Problem to work on:
Restate all the material verbatim, except for the pictures.

********************

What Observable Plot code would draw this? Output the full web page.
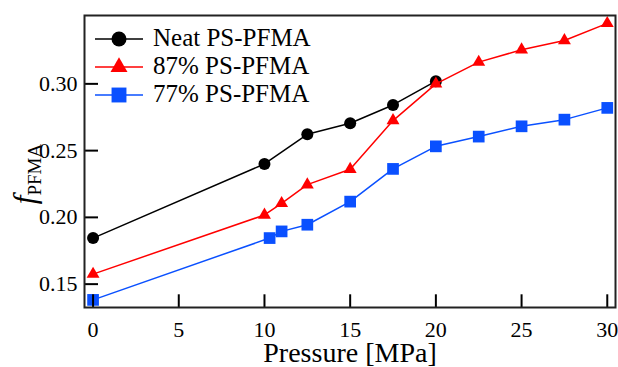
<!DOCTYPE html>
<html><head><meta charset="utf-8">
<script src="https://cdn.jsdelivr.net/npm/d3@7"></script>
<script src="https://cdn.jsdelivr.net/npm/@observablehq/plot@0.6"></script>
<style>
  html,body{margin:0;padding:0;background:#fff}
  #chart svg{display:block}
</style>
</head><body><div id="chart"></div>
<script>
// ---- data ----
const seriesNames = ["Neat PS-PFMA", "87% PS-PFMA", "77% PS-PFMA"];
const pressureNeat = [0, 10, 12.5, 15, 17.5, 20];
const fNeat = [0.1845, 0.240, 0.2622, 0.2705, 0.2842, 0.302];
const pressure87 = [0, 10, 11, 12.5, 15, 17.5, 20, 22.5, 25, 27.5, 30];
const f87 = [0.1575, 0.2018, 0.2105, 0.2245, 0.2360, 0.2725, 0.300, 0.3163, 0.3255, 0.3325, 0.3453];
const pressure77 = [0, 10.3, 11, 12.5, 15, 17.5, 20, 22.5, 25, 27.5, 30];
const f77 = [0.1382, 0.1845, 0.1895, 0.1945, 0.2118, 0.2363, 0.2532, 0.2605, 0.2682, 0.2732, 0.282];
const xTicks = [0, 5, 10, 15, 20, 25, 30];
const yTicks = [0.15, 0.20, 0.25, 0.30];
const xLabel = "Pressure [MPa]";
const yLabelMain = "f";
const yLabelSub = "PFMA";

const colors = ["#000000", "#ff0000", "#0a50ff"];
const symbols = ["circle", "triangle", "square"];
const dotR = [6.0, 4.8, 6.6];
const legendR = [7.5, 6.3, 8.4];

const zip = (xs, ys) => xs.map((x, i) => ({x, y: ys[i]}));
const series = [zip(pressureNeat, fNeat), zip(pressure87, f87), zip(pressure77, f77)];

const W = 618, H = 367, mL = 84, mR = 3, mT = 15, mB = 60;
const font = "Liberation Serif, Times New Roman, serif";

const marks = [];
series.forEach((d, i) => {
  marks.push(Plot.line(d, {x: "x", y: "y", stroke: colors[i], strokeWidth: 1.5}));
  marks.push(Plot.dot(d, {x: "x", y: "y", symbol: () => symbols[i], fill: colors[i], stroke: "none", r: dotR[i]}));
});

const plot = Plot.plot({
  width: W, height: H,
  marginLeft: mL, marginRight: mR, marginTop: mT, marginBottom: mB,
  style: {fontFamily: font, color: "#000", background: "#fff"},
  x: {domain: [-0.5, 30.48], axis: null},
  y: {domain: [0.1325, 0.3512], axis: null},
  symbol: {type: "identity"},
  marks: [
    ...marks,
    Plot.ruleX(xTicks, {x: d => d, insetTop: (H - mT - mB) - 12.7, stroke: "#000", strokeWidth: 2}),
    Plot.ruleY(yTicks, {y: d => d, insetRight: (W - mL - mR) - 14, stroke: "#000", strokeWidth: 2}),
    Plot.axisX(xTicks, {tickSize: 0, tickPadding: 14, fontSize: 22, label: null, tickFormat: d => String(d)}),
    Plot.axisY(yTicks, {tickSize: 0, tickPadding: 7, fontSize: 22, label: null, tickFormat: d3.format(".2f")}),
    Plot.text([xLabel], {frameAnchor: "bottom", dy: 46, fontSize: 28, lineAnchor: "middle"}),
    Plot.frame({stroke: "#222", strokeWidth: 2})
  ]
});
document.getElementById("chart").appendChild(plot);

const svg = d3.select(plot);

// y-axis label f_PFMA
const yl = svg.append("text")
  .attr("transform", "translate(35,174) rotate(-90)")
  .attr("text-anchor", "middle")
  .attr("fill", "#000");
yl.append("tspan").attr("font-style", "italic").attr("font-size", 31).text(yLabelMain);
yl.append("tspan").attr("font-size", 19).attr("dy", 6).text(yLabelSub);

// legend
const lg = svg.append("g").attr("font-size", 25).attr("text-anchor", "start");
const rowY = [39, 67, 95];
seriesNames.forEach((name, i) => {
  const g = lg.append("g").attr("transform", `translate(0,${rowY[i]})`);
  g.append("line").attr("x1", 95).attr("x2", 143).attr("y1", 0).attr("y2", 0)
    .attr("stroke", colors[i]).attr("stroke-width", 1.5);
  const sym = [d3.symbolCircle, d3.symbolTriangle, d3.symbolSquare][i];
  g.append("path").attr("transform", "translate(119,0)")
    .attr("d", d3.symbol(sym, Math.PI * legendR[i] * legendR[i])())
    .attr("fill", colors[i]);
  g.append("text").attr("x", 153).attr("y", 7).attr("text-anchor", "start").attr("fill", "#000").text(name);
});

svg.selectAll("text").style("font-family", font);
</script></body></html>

********************

Answer to this task:
What Observable Plot code would draw this? Output the full web page.
<!DOCTYPE html>
<html><head><meta charset="utf-8">
<script src="https://cdn.jsdelivr.net/npm/d3@7"></script>
<script src="https://cdn.jsdelivr.net/npm/@observablehq/plot@0.6"></script>
<style>
  html,body{margin:0;padding:0;background:#fff}
  #chart svg{display:block}
</style>
</head><body><div id="chart"></div>
<script>
// ---- data ----
const seriesNames = ["Neat PS-PFMA", "87% PS-PFMA", "77% PS-PFMA"];
const pressureNeat = [0, 10, 12.5, 15, 17.5, 20];
const fNeat = [0.1845, 0.240, 0.2622, 0.2705, 0.2842, 0.302];
const pressure87 = [0, 10, 11, 12.5, 15, 17.5, 20, 22.5, 25, 27.5, 30];
const f87 = [0.1575, 0.2018, 0.2105, 0.2245, 0.2360, 0.2725, 0.300, 0.3163, 0.3255, 0.3325, 0.3453];
const pressure77 = [0, 10.3, 11, 12.5, 15, 17.5, 20, 22.5, 25, 27.5, 30];
const f77 = [0.1382, 0.1845, 0.1895, 0.1945, 0.2118, 0.2363, 0.2532, 0.2605, 0.2682, 0.2732, 0.282];
const xTicks = [0, 5, 10, 15, 20, 25, 30];
const yTicks = [0.15, 0.20, 0.25, 0.30];
const xLabel = "Pressure [MPa]";
const yLabelMain = "f";
const yLabelSub = "PFMA";

const colors = ["#000000", "#ff0000", "#0a50ff"];
const symbols = ["circle", "triangle", "square"];
const dotR = [6.0, 4.8, 6.6];
const legendR = [7.5, 6.3, 8.4];

const zip = (xs, ys) => xs.map((x, i) => ({x, y: ys[i]}));
const series = [zip(pressureNeat, fNeat), zip(pressure87, f87), zip(pressure77, f77)];

const W = 618, H = 367, mL = 84, mR = 3, mT = 15, mB = 60;
const font = "Liberation Serif, Times New Roman, serif";

const marks = [];
series.forEach((d, i) => {
  marks.push(Plot.line(d, {x: "x", y: "y", stroke: colors[i], strokeWidth: 1.5}));
  marks.push(Plot.dot(d, {x: "x", y: "y", symbol: () => symbols[i], fill: colors[i], stroke: "none", r: dotR[i]}));
});

const plot = Plot.plot({
  width: W, height: H,
  marginLeft: mL, marginRight: mR, marginTop: mT, marginBottom: mB,
  style: {fontFamily: font, color: "#000", background: "#fff"},
  x: {domain: [-0.5, 30.48], axis: null},
  y: {domain: [0.1325, 0.3512], axis: null},
  symbol: {type: "identity"},
  marks: [
    ...marks,
    Plot.ruleX(xTicks, {x: d => d, insetTop: (H - mT - mB) - 12.7, stroke: "#000", strokeWidth: 2}),
    Plot.ruleY(yTicks, {y: d => d, insetRight: (W - mL - mR) - 14, stroke: "#000", strokeWidth: 2}),
    Plot.axisX(xTicks, {tickSize: 0, tickPadding: 14, fontSize: 22, label: null, tickFormat: d => String(d)}),
    Plot.axisY(yTicks, {tickSize: 0, tickPadding: 7, fontSize: 22, label: null, tickFormat: d3.format(".2f")}),
    Plot.text([xLabel], {frameAnchor: "bottom", dy: 46, fontSize: 28, lineAnchor: "middle"}),
    Plot.frame({stroke: "#222", strokeWidth: 2})
  ]
});
document.getElementById("chart").appendChild(plot);

const svg = d3.select(plot);

// y-axis label f_PFMA
const yl = svg.append("text")
  .attr("transform", "translate(35,174) rotate(-90)")
  .attr("text-anchor", "middle")
  .attr("fill", "#000");
yl.append("tspan").attr("font-style", "italic").attr("font-size", 31).text(yLabelMain);
yl.append("tspan").attr("font-size", 19).attr("dy", 6).text(yLabelSub);

// legend
const lg = svg.append("g").attr("font-size", 25).attr("text-anchor", "start");
const rowY = [39, 67, 95];
seriesNames.forEach((name, i) => {
  const g = lg.append("g").attr("transform", `translate(0,${rowY[i]})`);
  g.append("line").attr("x1", 95).attr("x2", 143).attr("y1", 0).attr("y2", 0)
    .attr("stroke", colors[i]).attr("stroke-width", 1.5);
  const sym = [d3.symbolCircle, d3.symbolTriangle, d3.symbolSquare][i];
  g.append("path").attr("transform", "translate(119,0)")
    .attr("d", d3.symbol(sym, Math.PI * legendR[i] * legendR[i])())
    .attr("fill", colors[i]);
  g.append("text").attr("x", 153).attr("y", 7).attr("text-anchor", "start").attr("fill", "#000").text(name);
});

svg.selectAll("text").style("font-family", font);
</script></body></html>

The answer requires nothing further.